5. Any great stories or experiences as you’ve collected this?
Two come to mind:
When I was in college my father called me shortly before a spring break and told me that I was working over the holiday at his office clearing out old file cabinets and moving furniture. When I got there and started working I realized that what I was clearing was decades of files relating to the Academy Awards shows. As a collector I instantly understood the value and significance of the materials I was supposed to trash. I asked if I could keep any of the items destined for the trash and was given the OK, and I ended up going home with an entire carload of thousands of items: programs, posters, passes, invitations, buttons, backstage materials, pictures, etc. I even got two of the “envelopes” from the awards shows themselves. I parlayed that find into a business selling movie memorabilia at Hollywood collectibles shows, which I ran until about 1994. My only regret is that I was not able to take everything and carefully sort it out at my leisure, as I am certain that I missed some great items. I know for sure that I stupidly threw away stacks of response cards that were the RSVPs that the Academy members sent back to reserve tickets. Many of them of course would have been filled out by actors, directors and other notables. I’ve seen such items sell for quite a bit, so who knows how many great items I trashed that day.

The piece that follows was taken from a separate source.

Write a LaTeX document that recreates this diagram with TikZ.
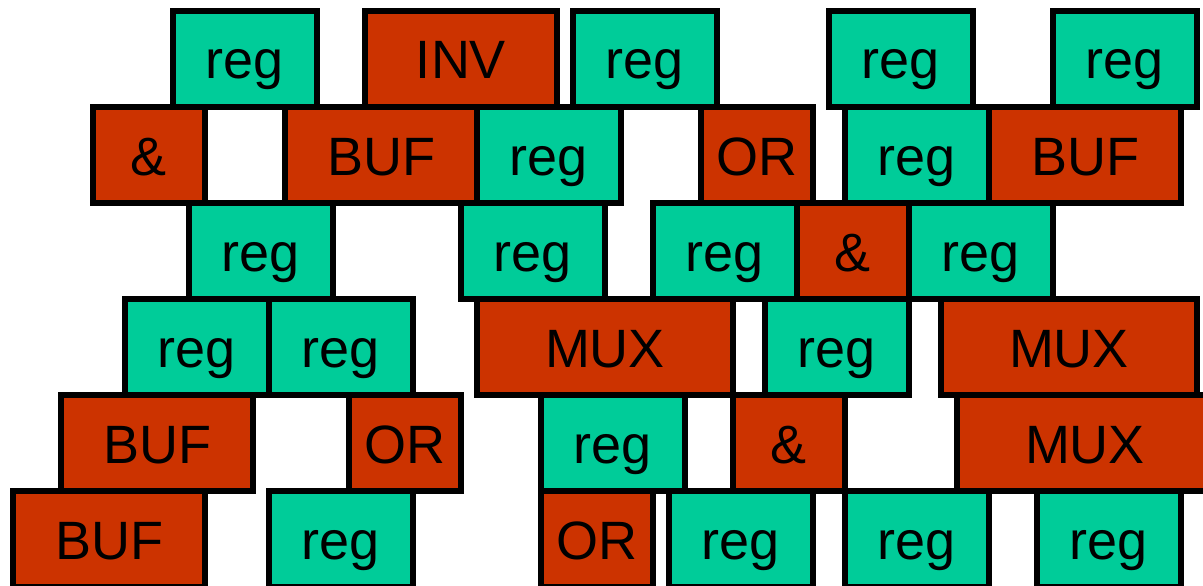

My other story comes from when I was doing Hollywood memorabilia shows. A customer put me in contact with the heir to the estate of Dory Schary, who you may recall from his cameo in one of the I Love Lucy episodes that was set in Hollywood. Isadore “Dory” Schary was the head of production and later president of MGM. He was also a packrat of the first order. His house in West Hollywood was crammed to the rafters with movie memorabilia, and we are talking some of the greatest items imaginable. I was give the lead because he had some Academy Awards materials he was interested in selling.
I met with the heir at Schary’s old house. To set the stage, when I walked into the home into the living room, an entire wall was covered in caricatures of Joan Crawford–who had been a personal friend–done by every major caricaturist and cartoonist of the era. The bookshelves were filled with signed books on Hollywood, all gifts to Schary. The walls were covered with large format signed photos of MGM stars. I recall a 16 x 20 black and white fully inscribed photo of Fred Astaire that was tucked away in one hallway corner, for example. It was a museum-quality piece. There were tens of thousands of items of incalculable value falling out of every drawer and cabinet. In the attic, he had a glass negative archive of MGM behind the scenes materials, including what he said were Samuel Goldwyn’s personal photos. An artists’ portfolio he produced from a closet contained the original artwork that was used to make the lobby cards for Gone With The Wind. It was mind-blowing.
The Oscars material I was there to look at wasn’t extraordinary, especially as compared to the museum of Hollywood treasures I’d been shown, just a stack of paper ephemera–ballots, screening schedules, etc.–but did include a couple of Schary’s Academy membership cards. I bought it all without really going through it. The surprise was when I went home. I opened a fold-out poster-sized screening schedule and out tumbled a pair of unused tickets to the 45th Academy Awards!